Let $k$ be a field of characteristic zero, $f=f(t), g=g(t) \in k[t]$, $\deg(f)=n, \deg(g)=m$.
Assume that $n \geq 2, m \geq 2$ and $k(f,g)=k(t)$.
(1) Can one tell when $f'=f'(t) \in k[f,g]$?
Trivially, if $k[f,g]=k[t]$ then of course $f' \in k[f,g]$, but we do not know whether $k[f,g]=k[t]$ or not (we do know that $k(f,g)=k(t)$, but I am not sure how this helps).

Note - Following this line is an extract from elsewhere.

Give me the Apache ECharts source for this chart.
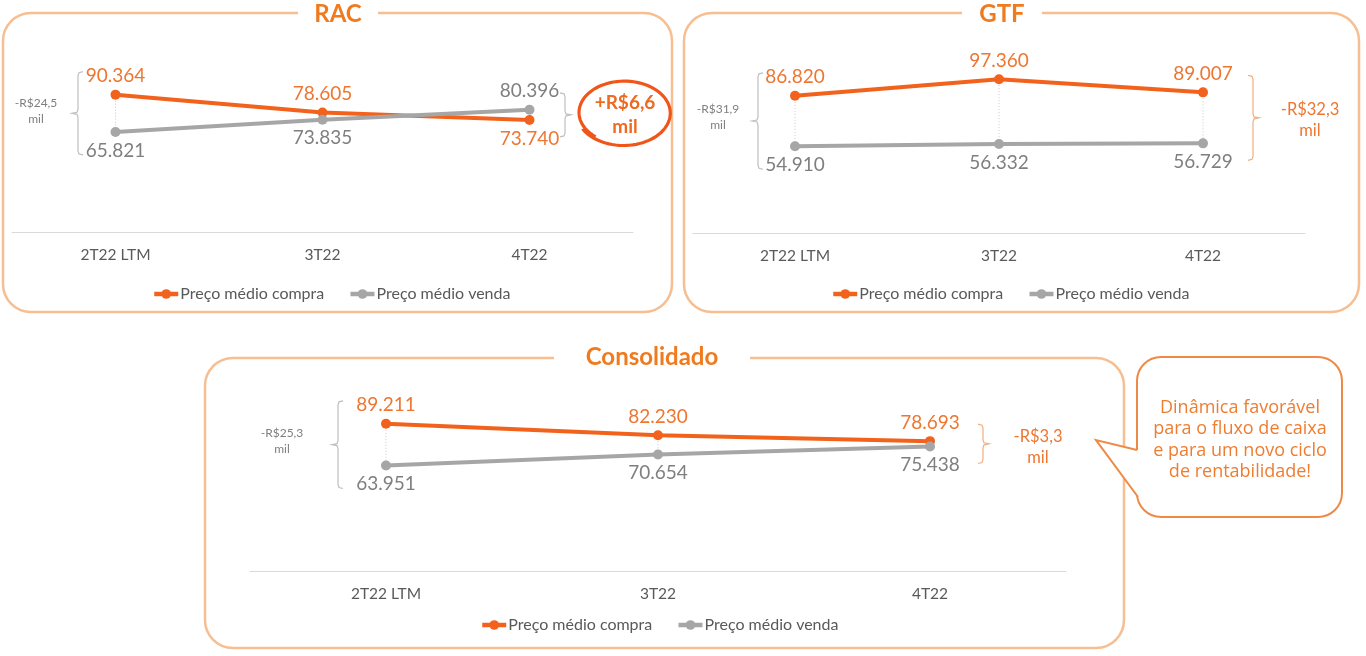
<!DOCTYPE html>
<html><head><meta charset="utf-8">
<script src="https://cdn.jsdelivr.net/npm/echarts@6/dist/echarts.min.js"></script>
<style>html,body{margin:0;padding:0;background:#fff}#c{width:1366px;height:656px}</style>
</head><body><div id="c"></div>
<script>
// ---------- data ----------
const categories = ['2T22 LTM', '3T22', '4T22'];
const seriesNames = ['Preço médio compra', 'Preço médio venda'];
const racCompra = [90364, 78605, 73740];
const racVenda = [65821, 73835, 80396];
const gtfCompra = [86820, 97360, 89007];
const gtfVenda = [54910, 56332, 56729];
const consCompra = [89211, 82230, 78693];
const consVenda = [63951, 70654, 75438];
const panelTitles = ['RAC', 'GTF', 'Consolidado'];
const leftDeltaLabels = ['-R$24,5', '-R$31,9', '-R$25,3'];
const rightDeltaLabels = ['+R$6,6', '-R$32,3', '-R$3,3'];
const deltaUnit = 'mil';
const calloutLines = ['Dinâmica favorável', 'para o fluxo de caixa', 'e para um novo ciclo', 'de rentabilidade!'];

// ---------- style / layout ----------
const FONT = 'Lato, "Open Sans", sans-serif';
const ORANGE = '#F2621C';
const ORANGE_TXT = '#EE7630';
const GRAY = '#A6A6A6';
const GRAY_TXT = '#7F7F7F';
const BOX = '#F7BE91';
const BRACKET_GRAY = '#BFBFBF';
const BRACKET_OR = '#F2AE80';

const panels = [
  { compra: racCompra, venda: racVenda,
    grid: { left: 12, top: 80, width: 621, height: 152 },
    box: { x: 3, y: 13, w: 669, h: 299 }, title: { x: 338, y: 14, gap: 80 },
    legend: { left: 147, top: 281 },
    lb: { x: 78, tx: 36, ty: -2 }, rb: { x: 565, tx: 625, ty: 0, color: BRACKET_GRAY, circled: true } },
  { compra: gtfCompra, venda: gtfVenda,
    grid: { left: 693, top: 75, width: 612, height: 158 },
    box: { x: 684, y: 13, w: 675, h: 299 }, title: { x: 1002, y: 14, gap: 80 },
    legend: { left: 826, top: 281 },
    lb: { x: 758, tx: 718, ty: -4 }, rb: { x: 1253, tx: 1310, ty: 2, color: BRACKET_OR } },
  { compra: consCompra, venda: consVenda,
    grid: { left: 250, top: 406, width: 816, height: 165 },
    box: { x: 205, y: 358, w: 919, h: 290 }, title: { x: 652, y: 357, gap: 196 },
    legend: { left: 475, top: 612 },
    lb: { x: 338, tx: 282, ty: -4 }, rb: { x: 983, tx: 1038, ty: 3, color: BRACKET_OR } }
];

function fmt(v) { return String(v).replace(/\B(?=(\d{3})+(?!\d))/g, '.'); }

const chart = echarts.init(document.getElementById('c'), null, { renderer: 'canvas' });
const option = { animation: false, backgroundColor: '#fff', grid: [], xAxis: [], yAxis: [], legend: [], series: [] };

panels.forEach((p, i) => {
  option.grid.push(Object.assign({}, p.grid));
  option.xAxis.push({
    type: 'category', gridIndex: i, data: categories, boundaryGap: true,
    axisLine: { lineStyle: { color: '#D9D9D9', width: 1 } }, axisTick: { show: false },
    axisLabel: { color: '#595959', fontSize: 15.5, margin: 15, fontFamily: FONT }
  });
  option.yAxis.push({ type: 'value', gridIndex: i, min: 0, max: 100000, show: false, splitLine: { show: false } });
  option.legend.push({
    data: seriesNames, left: p.legend.left, top: p.legend.top, itemWidth: 24, itemHeight: 12, itemGap: 24,
    lineStyle: { width: 4.5 },
    selectedMode: false, textStyle: { fontSize: 16, color: '#595959', fontFamily: FONT, padding: [0, 0, 0, -3] }
  });
  option.series.push({
    type: 'custom', name: 'drop' + i, xAxisIndex: i, yAxisIndex: i, silent: true, z: 1,
    data: categories.map((c, k) => [k, p.compra[k], p.venda[k]]),
    encode: { x: 0, y: [1, 2] },
    renderItem: (params, api) => {
      const a = api.coord([api.value(0), api.value(1)]);
      const b = api.coord([api.value(0), api.value(2)]);
      return { type: 'line', shape: { x1: a[0], y1: a[1], x2: b[0], y2: b[1] },
               style: { stroke: '#C8C8C8', lineWidth: 1, lineDash: [1, 2] } };
    }
  });
  const mk = (arr, other, color, txt, name) => ({
    type: 'line', name: name, xAxisIndex: i, yAxisIndex: i, z: 3,
    symbol: 'circle', symbolSize: 10,
    lineStyle: { color: color, width: 4 }, itemStyle: { color: color },
    label: { show: true, fontSize: 19, fontFamily: FONT, color: txt, distance: 4, formatter: q => fmt(q.value) },
    data: arr.map((v, k) => ({ value: v, label: { position: v >= other[k] ? 'top' : 'bottom' } }))
  });
  option.series.push(mk(p.compra, p.venda, ORANGE, ORANGE_TXT, seriesNames[0]));
  option.series.push(mk(p.venda, p.compra, GRAY, GRAY_TXT, seriesNames[1]));
});

chart.setOption(option);

// ---------- annotations ----------
function brace(x, top, bottom, dir, color) {
  const mid = (top + bottom) / 2, e = 5 * dir;
  return { type: 'polyline', z: 5, silent: true,
    shape: { points: [[x + e, top], [x + dir, top + 1], [x, top + 4], [x, mid - 4], [x - dir, mid - 1], [x - e - dir, mid],
                      [x - dir, mid + 1], [x, mid + 4], [x, bottom - 4], [x + dir, bottom - 1], [x + e, bottom]] },
    style: { stroke: color, lineWidth: 1.2, fill: null } };
}

const g = [];
panels.forEach((p, i) => {
  const b = p.box, t = p.title;
  g.push({ type: 'rect', z: 0, silent: true, shape: { x: b.x, y: b.y, width: b.w, height: b.h, r: 28 },
           style: { fill: 'rgba(0,0,0,0)', stroke: BOX, lineWidth: 2.5 } });
  g.push({ type: 'rect', z: 1, silent: true, shape: { x: t.x - t.gap / 2, y: t.y - 14, width: t.gap, height: 28 }, style: { fill: '#fff' } });
  g.push({ type: 'text', z: 2, silent: true, x: t.x, y: t.y,
           style: { text: panelTitles[i], font: 'bold 24px ' + FONT, fill: '#F07B1F', align: 'center', verticalAlign: 'middle' } });

  const first = 0, last = categories.length - 1;
  const yMax0 = chart.convertToPixel({ gridIndex: i }, [first, Math.max(p.compra[first], p.venda[first])])[1];
  const yMin0 = chart.convertToPixel({ gridIndex: i }, [first, Math.min(p.compra[first], p.venda[first])])[1];
  const lt = yMax0 - 23, lbm = yMin0 + 23;
  g.push(brace(p.lb.x, lt, lbm, 1, BRACKET_GRAY));
  g.push({ type: 'text', z: 5, silent: true, x: p.lb.tx, y: (lt + lbm) / 2 + p.lb.ty,
           style: { text: leftDeltaLabels[i] + '\n' + deltaUnit, font: '12px ' + FONT, fill: GRAY_TXT,
                    align: 'center', verticalAlign: 'middle', lineHeight: 16 } });

  const yMaxN = chart.convertToPixel({ gridIndex: i }, [last, Math.max(p.compra[last], p.venda[last])])[1];
  const yMinN = chart.convertToPixel({ gridIndex: i }, [last, Math.min(p.compra[last], p.venda[last])])[1];
  const rt = yMaxN - 17, rbm = yMinN + 17, rm = (rt + rbm) / 2;
  g.push(brace(p.rb.x, rt, rbm, -1, p.rb.color));
  if (p.rb.circled) {
    g.push({ type: 'text', z: 5, silent: true, x: p.rb.tx, y: rm + p.rb.ty,
             style: { text: rightDeltaLabels[i] + '\n' + deltaUnit, font: 'bold 19px ' + FONT, fill: '#EE6A22',
                      align: 'center', verticalAlign: 'middle', lineHeight: 24 } });
    const pts = [], cx = p.rb.tx - 1, cy = rm - 2, rx = 46, ry = 32, n = 90;
    for (let s = 0; s <= n; s++) {
      const tt = s / n * Math.PI * 2.12;
      const a = Math.PI * 0.72 + tt;
      const f = 0.97 + 0.06 * (s / n);
      pts.push([cx + rx * f * Math.cos(a), cy + ry * f * Math.sin(a)]);
    }
    g.push({ type: 'polyline', z: 5, silent: true, shape: { points: pts }, style: { stroke: '#F0561A', lineWidth: 3.2, fill: null } });
  } else {
    g.push({ type: 'text', z: 5, silent: true, x: p.rb.tx, y: rm + p.rb.ty,
             style: { text: rightDeltaLabels[i] + '\n' + deltaUnit, font: '16.5px ' + FONT, fill: ORANGE_TXT,
                      align: 'center', verticalAlign: 'middle', lineHeight: 21 } });
  }
});

// callout bubble
const CB = '#EE8A45';
g.push({ type: 'rect', z: 20, silent: true, shape: { x: 1137, y: 357, width: 205, height: 160, r: 24 },
         style: { fill: '#fff', stroke: CB, lineWidth: 2 } });
g.push({ type: 'polygon', z: 21, silent: true, shape: { points: [[1096, 440], [1137, 450], [1140, 450], [1141, 496], [1138, 497]] },
         style: { fill: '#fff' } });
g.push({ type: 'polyline', z: 22, silent: true, shape: { points: [[1137, 450], [1096, 440], [1138, 497]] },
         style: { stroke: CB, lineWidth: 2, fill: null } });
g.push({ type: 'text', z: 23, silent: true, x: 1240, y: 440,
         style: { text: calloutLines.join('\n'), font: '18px "Open Sans", Lato, sans-serif', fill: '#EE7D31', align: 'center', verticalAlign: 'middle', lineHeight: 21.5 } });

chart.setOption({ graphic: g });
</script>
</body></html>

(2) It would be nice to see an example where $f' \in k[f,g]$ but $g' \notin k[f,g]$.
Any comments are welcome!
Edit: Perhaps the following arguments may help: Write $t=\frac{u}{v}$, where $u,v \in k[f,g]$. Write $f=\sum_{0}^{n} a_it^i$, $g=\sum_{0}^{m} b_jt^j$, $a_i,b_j \in k$. Then $f'=\sum_{1}^{n} ia_it^{i-1}=\sum_{1}^{n} ia_i(\frac{u}{v})^{i-1}=\frac{w}{v^{n-1}}$, where $w \in k[u,v]$. (Then $v^{n-1}f'=w \in k[u,v] \subseteq k[f,g]$). Consider the localization $S^{-1}k[f,g]$, where $S=\{v^i\}_{i \in \mathbb{N}}.$ We have just obtained that $f' \in S^{-1}k[f,g]$. Notice that $t \in S^{-1}k[f,g]$ (since $t=\frac{u}{v}$). Therefore, $S^{-1}k[f,g]=S^{-1}k[t]$ is a UFD (a localization of a UFD is a UFD). If $S$ is primal then $k[f,g]$ is a UFD by Nagata's criterion (Theorem 15.41). However, we do not know if $S$ is primal or not.